_Problem_
Go through the listing and copy each line with the string "matplotlib".

_Raw data_
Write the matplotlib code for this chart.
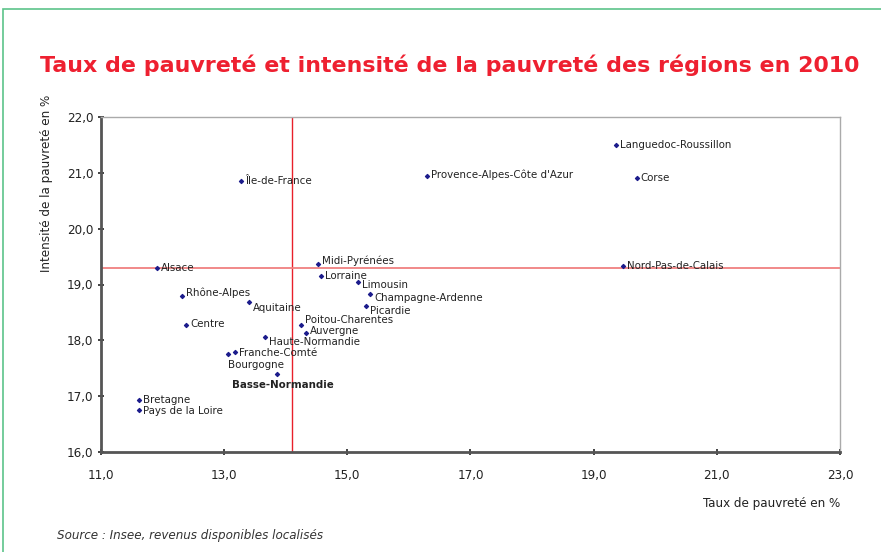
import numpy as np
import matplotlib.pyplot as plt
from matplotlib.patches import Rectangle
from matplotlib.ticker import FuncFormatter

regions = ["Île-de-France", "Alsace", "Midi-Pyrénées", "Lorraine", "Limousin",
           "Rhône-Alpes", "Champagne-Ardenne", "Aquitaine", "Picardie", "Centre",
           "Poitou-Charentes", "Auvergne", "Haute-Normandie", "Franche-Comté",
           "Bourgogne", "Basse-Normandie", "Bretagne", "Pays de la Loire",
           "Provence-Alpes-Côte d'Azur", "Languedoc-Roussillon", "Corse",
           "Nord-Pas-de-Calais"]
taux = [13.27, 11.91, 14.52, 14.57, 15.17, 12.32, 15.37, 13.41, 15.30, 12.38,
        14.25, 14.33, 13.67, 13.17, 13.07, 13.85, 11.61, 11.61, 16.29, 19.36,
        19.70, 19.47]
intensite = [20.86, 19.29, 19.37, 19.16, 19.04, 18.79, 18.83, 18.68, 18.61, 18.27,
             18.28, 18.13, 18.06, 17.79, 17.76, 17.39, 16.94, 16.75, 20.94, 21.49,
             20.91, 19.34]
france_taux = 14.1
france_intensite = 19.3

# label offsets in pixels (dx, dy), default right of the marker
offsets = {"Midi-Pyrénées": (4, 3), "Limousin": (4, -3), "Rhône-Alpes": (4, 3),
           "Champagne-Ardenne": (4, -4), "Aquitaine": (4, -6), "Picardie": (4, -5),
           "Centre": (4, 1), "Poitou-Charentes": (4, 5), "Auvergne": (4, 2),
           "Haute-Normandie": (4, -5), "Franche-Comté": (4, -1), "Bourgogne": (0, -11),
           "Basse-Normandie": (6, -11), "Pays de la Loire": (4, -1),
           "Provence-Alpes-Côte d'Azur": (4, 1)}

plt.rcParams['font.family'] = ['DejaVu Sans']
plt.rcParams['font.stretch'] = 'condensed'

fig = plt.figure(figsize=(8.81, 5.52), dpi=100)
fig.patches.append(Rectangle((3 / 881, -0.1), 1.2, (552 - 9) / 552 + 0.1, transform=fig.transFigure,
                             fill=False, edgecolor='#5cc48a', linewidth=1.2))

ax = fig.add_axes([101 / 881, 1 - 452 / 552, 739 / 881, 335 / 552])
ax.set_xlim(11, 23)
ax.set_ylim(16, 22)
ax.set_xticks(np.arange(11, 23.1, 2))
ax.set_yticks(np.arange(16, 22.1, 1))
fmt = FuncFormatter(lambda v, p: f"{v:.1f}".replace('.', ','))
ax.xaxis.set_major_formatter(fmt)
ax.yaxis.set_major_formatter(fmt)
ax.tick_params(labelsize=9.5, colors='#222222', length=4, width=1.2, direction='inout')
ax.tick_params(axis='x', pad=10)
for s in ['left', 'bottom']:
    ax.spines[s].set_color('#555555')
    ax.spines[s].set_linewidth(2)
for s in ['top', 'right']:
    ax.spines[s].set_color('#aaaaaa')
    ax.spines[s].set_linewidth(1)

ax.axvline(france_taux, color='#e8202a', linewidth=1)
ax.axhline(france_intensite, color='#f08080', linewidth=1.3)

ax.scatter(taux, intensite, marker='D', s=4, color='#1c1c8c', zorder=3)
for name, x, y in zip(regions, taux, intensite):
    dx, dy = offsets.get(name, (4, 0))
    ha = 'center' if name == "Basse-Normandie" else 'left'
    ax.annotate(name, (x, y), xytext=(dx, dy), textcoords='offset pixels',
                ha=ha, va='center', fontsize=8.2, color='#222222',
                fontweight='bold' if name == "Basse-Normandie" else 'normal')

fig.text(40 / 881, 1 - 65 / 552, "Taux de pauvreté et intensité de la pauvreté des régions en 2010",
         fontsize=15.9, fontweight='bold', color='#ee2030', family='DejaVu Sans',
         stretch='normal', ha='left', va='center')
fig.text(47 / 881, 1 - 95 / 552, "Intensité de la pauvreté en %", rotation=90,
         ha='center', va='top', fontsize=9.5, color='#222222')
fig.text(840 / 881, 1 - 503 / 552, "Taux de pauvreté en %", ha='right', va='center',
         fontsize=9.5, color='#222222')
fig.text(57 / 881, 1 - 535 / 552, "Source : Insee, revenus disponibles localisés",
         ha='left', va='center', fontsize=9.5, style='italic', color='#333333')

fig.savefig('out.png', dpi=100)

_Answer to the problem_
Write the matplotlib code for this chart.
import matplotlib.pyplot as plt
from matplotlib.patches import Rectangle
from matplotlib.ticker import FuncFormatter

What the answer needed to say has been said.